The bond markets are certainly not “Lost in Space”1. There is good rationale as to why the bond markets are in the position they are today; compressed spreads are the result of low rates coupled with strong demand out pacing supply for yield assets. However, the homogenization of the US corporate bond markets is worrisome and should begin to raise some eyebrows in the junk bond markets. What am I worried about? Credit spreads widening.
Some rationale behind the angst:
- Elevated risk vs. potential reward
- Size of market. The S&P U.S. High Yield Corporate Bond Index has grown in market value from $715billion in December 2006 to over $1.5trillion in June 2017.
- More than half of that index, by market value, is comprised of consumer discretionary, energy, telecom and materials related issuers.

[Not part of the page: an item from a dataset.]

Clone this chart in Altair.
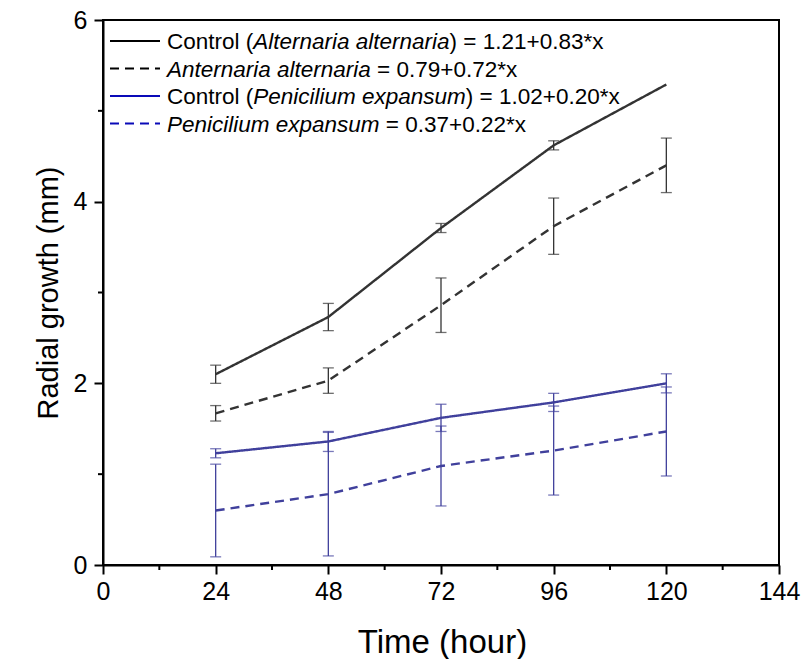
import altair as alt
import pandas as pd

# ---------------- data ----------------
hours = [24, 48, 72, 96, 120]
series_names = ["ctrl_alt", "alt_alt", "ctrl_pen", "pen"]
ctrl_alt = [2.10, 2.73, 3.71, 4.62, 5.29]
ctrl_alt_err = [0.10, 0.15, 0.05, 0.05, 0.0]
alt_alt = [1.67, 2.03, 2.86, 3.73, 4.40]
alt_alt_err = [0.085, 0.14, 0.30, 0.31, 0.30]
ctrl_pen = [1.23, 1.36, 1.62, 1.79, 2.00]
ctrl_pen_err = [0.05, 0.11, 0.15, 0.10, 0.105]
pen = [0.60, 0.78, 1.09, 1.26, 1.47]
pen_err = [0.51, 0.68, 0.44, 0.49, 0.49]

x_major = [0, 24, 48, 72, 96, 120, 144]
x_minor = [12, 36, 60, 84, 108, 132]
y_major = [0, 2, 4, 6]
y_minor = [1, 3, 5]

legend_rows = [
    [("Control (", "normal"), ("Alternaria alternaria", "italic"), (") = 1.21+0.83*x", "normal")],
    [("Anternaria alternaria", "italic"), (" = 0.79+0.72*x", "normal")],
    [("Control (", "normal"), ("Penicilium expansum", "italic"), (") = 1.02+0.20*x", "normal")],
    [("Penicilium expansum", "italic"), (" = 0.37+0.22*x", "normal")],
]

# ---------------- styles ----------------
line_colors = ["#000000", "#000000", "#0a0ab8", "#0a0ab8"]
err_colors = ["#333333", "#333333", "#40409c", "#40409c"]
dashes = [[1, 0], [9, 6], [1, 0], [9, 6]]
FONT = "Liberation Sans"

rows = []
for name, vals, errs in [("ctrl_alt", ctrl_alt, ctrl_alt_err), ("alt_alt", alt_alt, alt_alt_err),
                         ("ctrl_pen", ctrl_pen, ctrl_pen_err), ("pen", pen, pen_err)]:
    for h, v, e in zip(hours, vals, errs):
        rows.append({"series": name, "hour": h, "value": v, "lo": v - e, "hi": v + e, "err": e})
df = pd.DataFrame(rows)

W, H = 676, 545
xscale = alt.Scale(domain=[0, 144], nice=False)
yscale = alt.Scale(domain=[0, 6], nice=False)

xaxis = alt.Axis(values=x_major, format="d", title="Time (hour)", grid=False, tickSize=9, labelPadding=5,
                 labelFontSize=25, titleFontSize=33, titleFontWeight="normal",
                 titleX=W / 2 + 1, titleY=87, titleBaseline="alphabetic", titleAnchor="middle",
                 labelFlush=False)
yaxis = alt.Axis(values=y_major, format="d", title="Radial growth (mm)", grid=False, tickSize=9,
                 labelPadding=7, labelFontSize=25, titleFontSize=29, titleFontWeight="normal",
                 titleX=-46, titleY=H / 2, titleBaseline="alphabetic", titleAnchor="middle",
                 labelFlush=False)

color_scale = alt.Scale(domain=series_names, range=line_colors)
err_scale = alt.Scale(domain=series_names, range=err_colors)
dash_scale = alt.Scale(domain=series_names, range=dashes)

base = alt.Chart(df)

lines = base.mark_line(strokeWidth=2.4, clip=False).encode(
    x=alt.X("hour:Q", scale=xscale, axis=xaxis),
    y=alt.Y("value:Q", scale=yscale, axis=yaxis),
    color=alt.Color("series:N", scale=color_scale, legend=None),
    strokeDash=alt.StrokeDash("series:N", scale=dash_scale, legend=None),
    detail="series:N",
)

errdf = base.transform_filter("datum.err > 0")
err_rules = errdf.mark_rule(strokeWidth=1.3).encode(
    x=alt.X("hour:Q", scale=xscale),
    y=alt.Y("lo:Q", scale=yscale),
    y2="hi:Q",
    color=alt.Color("series:N", scale=err_scale, legend=None),
)
cap_lo = errdf.mark_tick(orient="horizontal", size=11, thickness=1.3).encode(
    x=alt.X("hour:Q", scale=xscale),
    y=alt.Y("lo:Q", scale=yscale),
    color=alt.Color("series:N", scale=err_scale, legend=None),
)
cap_hi = errdf.mark_tick(orient="horizontal", size=11, thickness=1.3).encode(
    x=alt.X("hour:Q", scale=xscale),
    y=alt.Y("hi:Q", scale=yscale),
    color=alt.Color("series:N", scale=err_scale, legend=None),
)

# minor ticks
xminor = alt.Chart(pd.DataFrame({"m": x_minor})).mark_rule(strokeWidth=2, color="black").encode(
    x=alt.X("m:Q", scale=xscale), y=alt.value(H), y2=alt.value(H + 5))
yminor = alt.Chart(pd.DataFrame({"m": y_minor})).mark_rule(strokeWidth=2, color="black").encode(
    y=alt.Y("m:Q", scale=yscale), x=alt.value(0), x2=alt.value(-5))

# ---------------- manual legend ----------------
ARIAL = {" ": 278, "(": 333, ")": 333, "=": 584, "+": 584, "*": 389, ".": 278,
         "C": 722, "A": 667, "P": 667, "o": 556, "n": 556, "t": 278, "r": 333, "l": 222,
         "e": 556, "a": 556, "i": 222, "c": 500, "u": 556, "m": 833, "x": 500, "p": 556,
         "s": 500}
for d in "0123456789":
    ARIAL[d] = 556

LFS = 22.5

def text_width(s):
    return sum(ARIAL.get(ch, 556) for ch in s) / 1000.0 * LFS

dummy = pd.DataFrame({"a": [0]})
legend_layers = []
row_y = [21, 48.5, 76, 103.5]
for i, parts in enumerate(legend_rows):
    ry = row_y[i]
    legend_layers.append(
        alt.Chart(dummy).mark_rule(strokeWidth=2, color=line_colors[i], strokeDash=dashes[i]).encode(
            x=alt.value(7), x2=alt.value(57), y=alt.value(ry)))
    tx = 64
    for txt, style in parts:
        stripped = txt.lstrip(" ")
        tx += text_width(txt[: len(txt) - len(stripped)])
        legend_layers.append(
            alt.Chart(dummy).mark_text(align="left", baseline="middle", fontSize=LFS, font=FONT,
                                       fontStyle=style, color="black").encode(
                x=alt.value(tx), y=alt.value(ry + 1), text=alt.value(stripped)))
        tx += text_width(stripped)

chart = alt.layer(err_rules, cap_lo, cap_hi, lines, xminor, yminor, *legend_layers).properties(
    width=W, height=H,
    autosize=alt.AutoSizeParams(type="none"),
    padding={"left": 103, "top": 20, "right": 22, "bottom": 94},
    background="white",
).configure_view(stroke="black", strokeWidth=2).configure_axis(
    domainColor="black", domainWidth=2, tickColor="black", tickWidth=2,
    labelColor="black", titleColor="black", labelFont=FONT, titleFont=FONT,
)

chart.save("out.html", embed_options={"renderer": "svg", "actions": False})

- Weakness in consumer discretionary. The drumbeat of bad news in the retail consumer discretionary markets: stores closing, companies closing, downsizing or reorganizing. The S&P U. S. High Yield Consumer Discretionary Bond Index tracks over $304billion in market value.
- Oil. The S&P U.S. High Yield Energy Corporate Bond Index tracks over $233billion in market value of bonds from the energy sector.
- Competition in telecommunications. The S&P U.S. High Yield Telecommunication Corporate Bond Index tracks over $132billion in market value.
- Materials. The S&P U.S. High Yield Materials Corporate Bond Index tracks over $142billion.
Chart 2: Select indices and their yields over time:
The past is not prologue and no one has ever seen this type of market before. Monitoring the spread risk in the high yield sectors seems prudent at this juncture.
1Lost in Space was a 1960’s sci-fi television series of the Robinson family traveling through space. The protagonist son, Will, was protected by a robot who would warn him of pending danger by waiving its arms and saying “Danger, Will Robinson”.